Have you ever heard of making diamonds out of plastic bottles? Probably not. Researchers from the SLAC National Accelerator Laboratory in California created the phenomenon of “diamond rain” that usually occurs on Neptune and Uranus. The end product, however, has a lot of practical applications, specifically in the fields of medical sensors and drug delivery. Not only that, but this recycling process would also help in restricting plastic waste, which is unquestionably destroying our Earth’s atmosphere in one way or the other. For this, the researchers incorporated the use of an intense beam of laser on polyethylene terephthalate (PET) plastic and generated diamonds as an end product.
What actually happens in this diamond rain is that these rain droplets contain a temperature of around several thousand degrees and a pressure that is a million times greater than the Earth’s atmosphere. So, when the high-powered laser was fired on PET plastic, it generated diamond-like structures.

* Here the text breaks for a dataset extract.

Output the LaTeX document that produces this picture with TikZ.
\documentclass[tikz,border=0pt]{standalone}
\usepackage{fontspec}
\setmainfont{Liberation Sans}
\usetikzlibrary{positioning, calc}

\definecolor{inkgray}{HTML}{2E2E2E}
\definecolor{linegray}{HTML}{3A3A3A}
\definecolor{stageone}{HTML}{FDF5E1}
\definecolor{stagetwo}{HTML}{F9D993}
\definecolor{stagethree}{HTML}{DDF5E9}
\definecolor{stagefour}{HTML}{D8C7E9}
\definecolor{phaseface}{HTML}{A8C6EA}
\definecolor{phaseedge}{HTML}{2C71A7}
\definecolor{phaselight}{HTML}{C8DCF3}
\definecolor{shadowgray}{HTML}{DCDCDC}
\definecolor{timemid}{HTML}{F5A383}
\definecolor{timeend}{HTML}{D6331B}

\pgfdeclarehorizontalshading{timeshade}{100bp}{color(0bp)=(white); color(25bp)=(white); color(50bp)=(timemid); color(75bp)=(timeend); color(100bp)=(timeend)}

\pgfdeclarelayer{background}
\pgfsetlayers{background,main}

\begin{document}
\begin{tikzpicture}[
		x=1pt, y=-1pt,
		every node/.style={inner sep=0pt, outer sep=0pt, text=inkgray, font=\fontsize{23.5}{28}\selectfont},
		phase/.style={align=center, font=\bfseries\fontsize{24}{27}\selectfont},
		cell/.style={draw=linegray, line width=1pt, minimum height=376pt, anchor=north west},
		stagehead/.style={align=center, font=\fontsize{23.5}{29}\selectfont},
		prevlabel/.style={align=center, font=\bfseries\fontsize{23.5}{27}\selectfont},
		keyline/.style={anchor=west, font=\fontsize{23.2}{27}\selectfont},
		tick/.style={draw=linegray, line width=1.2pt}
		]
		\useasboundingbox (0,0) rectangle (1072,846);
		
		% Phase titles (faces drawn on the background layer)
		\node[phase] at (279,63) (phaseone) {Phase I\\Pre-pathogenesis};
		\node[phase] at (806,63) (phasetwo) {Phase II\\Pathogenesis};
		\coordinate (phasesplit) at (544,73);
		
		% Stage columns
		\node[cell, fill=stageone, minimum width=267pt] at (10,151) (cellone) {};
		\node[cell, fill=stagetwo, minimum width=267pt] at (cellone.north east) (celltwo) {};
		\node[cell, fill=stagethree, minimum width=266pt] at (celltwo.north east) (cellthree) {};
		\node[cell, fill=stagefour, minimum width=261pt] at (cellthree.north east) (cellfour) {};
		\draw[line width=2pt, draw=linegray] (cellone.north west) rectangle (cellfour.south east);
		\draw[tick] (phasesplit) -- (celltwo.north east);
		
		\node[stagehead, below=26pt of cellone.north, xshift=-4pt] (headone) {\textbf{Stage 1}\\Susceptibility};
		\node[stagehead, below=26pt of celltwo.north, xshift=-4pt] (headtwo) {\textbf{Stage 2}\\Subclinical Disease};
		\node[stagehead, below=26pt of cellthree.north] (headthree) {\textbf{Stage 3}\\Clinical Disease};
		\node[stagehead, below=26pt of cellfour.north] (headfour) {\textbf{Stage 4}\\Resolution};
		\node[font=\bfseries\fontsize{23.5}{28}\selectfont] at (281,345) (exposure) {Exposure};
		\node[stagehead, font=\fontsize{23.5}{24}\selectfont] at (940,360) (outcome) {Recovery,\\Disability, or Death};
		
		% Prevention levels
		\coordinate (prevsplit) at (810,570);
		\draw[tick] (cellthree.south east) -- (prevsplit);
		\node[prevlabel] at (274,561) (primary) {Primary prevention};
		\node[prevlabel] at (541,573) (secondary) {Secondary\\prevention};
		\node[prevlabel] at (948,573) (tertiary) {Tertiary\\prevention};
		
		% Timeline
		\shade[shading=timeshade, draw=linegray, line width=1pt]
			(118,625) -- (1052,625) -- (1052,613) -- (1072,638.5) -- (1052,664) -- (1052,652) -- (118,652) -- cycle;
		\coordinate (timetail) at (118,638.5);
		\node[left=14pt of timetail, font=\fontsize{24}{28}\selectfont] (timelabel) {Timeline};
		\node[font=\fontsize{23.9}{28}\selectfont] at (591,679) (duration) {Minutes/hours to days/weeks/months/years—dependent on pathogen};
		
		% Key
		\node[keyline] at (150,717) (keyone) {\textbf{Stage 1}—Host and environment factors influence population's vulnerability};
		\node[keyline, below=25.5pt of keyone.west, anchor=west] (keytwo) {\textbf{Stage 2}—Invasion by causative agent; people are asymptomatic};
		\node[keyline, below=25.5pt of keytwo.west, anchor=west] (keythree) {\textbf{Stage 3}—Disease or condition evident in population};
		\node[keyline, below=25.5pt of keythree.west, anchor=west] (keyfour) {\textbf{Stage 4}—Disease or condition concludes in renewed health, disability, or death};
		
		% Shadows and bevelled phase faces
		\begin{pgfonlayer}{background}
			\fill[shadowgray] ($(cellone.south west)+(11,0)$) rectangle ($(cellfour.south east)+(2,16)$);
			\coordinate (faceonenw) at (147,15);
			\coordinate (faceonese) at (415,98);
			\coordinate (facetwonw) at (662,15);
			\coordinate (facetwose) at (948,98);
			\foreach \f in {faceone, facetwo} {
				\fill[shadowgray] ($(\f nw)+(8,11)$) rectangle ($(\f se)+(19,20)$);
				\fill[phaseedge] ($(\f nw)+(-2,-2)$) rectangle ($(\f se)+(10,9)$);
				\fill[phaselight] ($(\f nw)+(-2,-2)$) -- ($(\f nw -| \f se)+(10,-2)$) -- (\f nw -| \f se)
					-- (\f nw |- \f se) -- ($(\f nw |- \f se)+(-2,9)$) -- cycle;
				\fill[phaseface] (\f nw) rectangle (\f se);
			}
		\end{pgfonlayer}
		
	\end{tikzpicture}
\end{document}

As Dominik Kraus, who is a physicist at HZDR and professor at the University of Rostock, said, “PET has a good balance between carbon, hydrogen, and oxygen to simulate the activity of ice planets.” However, it has to be noted that these hydrocarbons are located about 5,000 miles under the surface of Uranus and Neptune.
The SLAC scientists first depicted this process in 2017 but with “polystyrene” which also contains hydrogen and carbon. The carbon atoms were transformed into small diamond-like structures when the X-rays were impacted on the material. According to Siegfried Glenzer, director of the High Energy Density Division at SLAC, “But inside planets, it’s much more complicated. There are a lot more chemicals in the mix. And so, what we wanted to figure out here was what sort of effect these additional chemicals have.” Hence, they performed the same experiment with PET plastic then, and fortunately, it depicted more accurate results.

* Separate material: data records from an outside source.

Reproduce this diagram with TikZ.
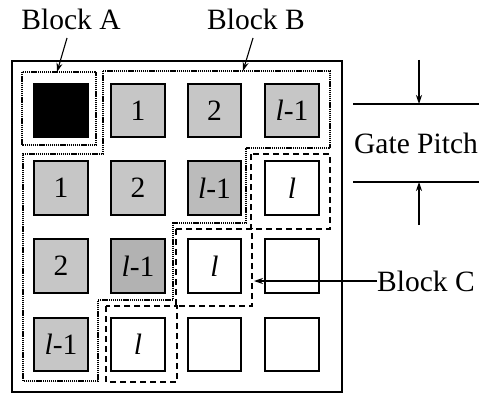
\documentclass[tikz,border=0pt]{standalone}
\usepackage{fontspec}
\setmainfont{Liberation Serif}
\usetikzlibrary{arrows.meta}
\begin{document}
\begin{tikzpicture}[x=1pt,y=-1pt,
  font=\fontsize{29.5}{32}\selectfont,
  cell/.style={draw=black,line width=2.4pt,minimum size=53.5pt,inner sep=0pt,fill=white},
  gA/.style={cell,fill=gray!45},
  gB/.style={cell,fill=gray!53},
  gC/.style={cell,fill=gray!60},
  dotb/.style={line width=1.8pt,dash pattern=on 1.3pt off 0.8pt},
  dashb/.style={line width=1.9pt,dash pattern=on 6pt off 4pt},
  thin/.style={line width=1.1pt},
  arr/.style={line width=1.1pt,-{Stealth[length=9pt,width=6pt]}}]
\useasboundingbox (0,0) rectangle (479,396);
% outer frame
\draw[thin] (12,61) rectangle (342,392);
% cells
\node[cell,fill=black] (c11) at (61,110.5) {};
\node[gA] (c12) at (138,110.5) {1};
\node[gA] (c13) at (214.5,110.5) {2};
\node[gA] (c14) at (292,110.5) {\textit{l}-1};
\node[gA] (c21) at (61,188) {1};
\node[gA] (c22) at (138,188) {2};
\node[gB] (c23) at (214.5,188) {\textit{l}-1};
\node[cell] (c24) at (292,188) {\textit{l}};
\node[gA] (c31) at (61,266) {2};
\node[gC] (c32) at (138,266) {\textit{l}-1};
\node[cell] (c33) at (214.5,266) {\textit{l}};
\node[cell] (c34) at (292,266) {};
\node[gA] (c41) at (61,344.5) {\textit{l}-1};
\node[cell] (c42) at (138,344.5) {\textit{l}};
\node[cell] (c43) at (214.5,344.5) {};
\node[cell] (c44) at (292,344.5) {};
% block A dotted box
\draw[dotb] (22,72) rectangle (96,145);
% block B dotted outline
\draw[dotb] (103,71) -- (330,71) -- (330,148) -- (246,148) -- (246,223) -- (173,223)
  -- (173,300) -- (98,300) -- (98,381) -- (23,381) -- (23,154) -- (103,154) -- cycle;
% block C dashed boxes
\draw[dashb] (251,154) rectangle (330,229);
\draw[dashb] (176,229) rectangle (252,306);
\draw[dashb] (106,306) rectangle (177,382);
% labels
\node (la) at (71,19) {Block A};
\node (lb) at (256,19) {Block B};
\coordinate (pa1) at (67,38);
\coordinate (pa2) at (57,72);
\coordinate (pb1) at (253,38);
\coordinate (pb2) at (243,71);
\draw[arr] (pa1) -- (pa2);
\draw[arr] (pb1) -- (pb2);
% gate pitch
\coordinate (g1l) at (353,104);
\coordinate (g1r) at (479,104);
\coordinate (g2l) at (353,182);
\coordinate (g2r) at (479,182);
\draw[thin] (g1l) -- (g1r);
\draw[thin] (g2l) -- (g2r);
\coordinate (ta) at (419,60);
\coordinate (tb) at (419,104);
\coordinate (ba) at (419,225);
\coordinate (bb) at (419,182);
\draw[arr] (ta) -- (tb);
\draw[arr] (ba) -- (bb);
\node (gp) at (416,143) {Gate Pitch};
% block C label
\node[anchor=west,inner sep=0pt] (lc) at (377,281) {Block C};
\coordinate (ce) at (254,281);
\draw[arr] (lc.west) -- (ce);
\end{tikzpicture}
\end{document}
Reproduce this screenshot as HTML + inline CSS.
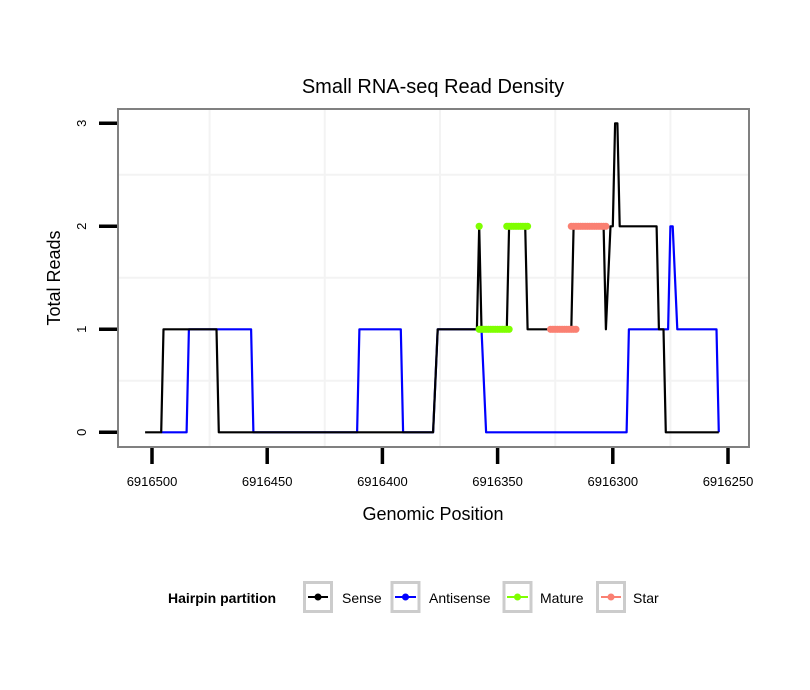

A high-powered optical laser was used to heat the sample up to 10,800 °F (6,000 °C) at SLAC’s Linac Coherent Light Source. The mechanism, however, is used as the “X-ray diffraction technique.” Considering this, Dr. Kraus said, “The effect of the oxygen was to accelerate the splitting of the carbon and hydrogen and thus encourage the formation of nanodiamonds. It meant the carbon atoms could combine more easily and form diamonds.” Moreover, the findings of this study have been published in Science Advances. Apart from this, researchers now want to perform the same experiment using ethanol, water, and ammonia because of their presence on Uranus and Neptune. As they think, they might explore more details by going through different dimensions.
As per SLAC scientist and collaborator Benjamin Ofori-Okai, “The way nanodiamonds are currently made is by taking a bunch of carbon or diamond and blowing it up with explosives. This creates nanodiamonds of various sizes and shapes and is hard to control. What we’re seeing in this experiment is a different reactivity of the same species under high temperature and pressure. In some cases, the diamonds seem to be forming faster than others, which suggests that the presence of these other chemicals can speed up this process.”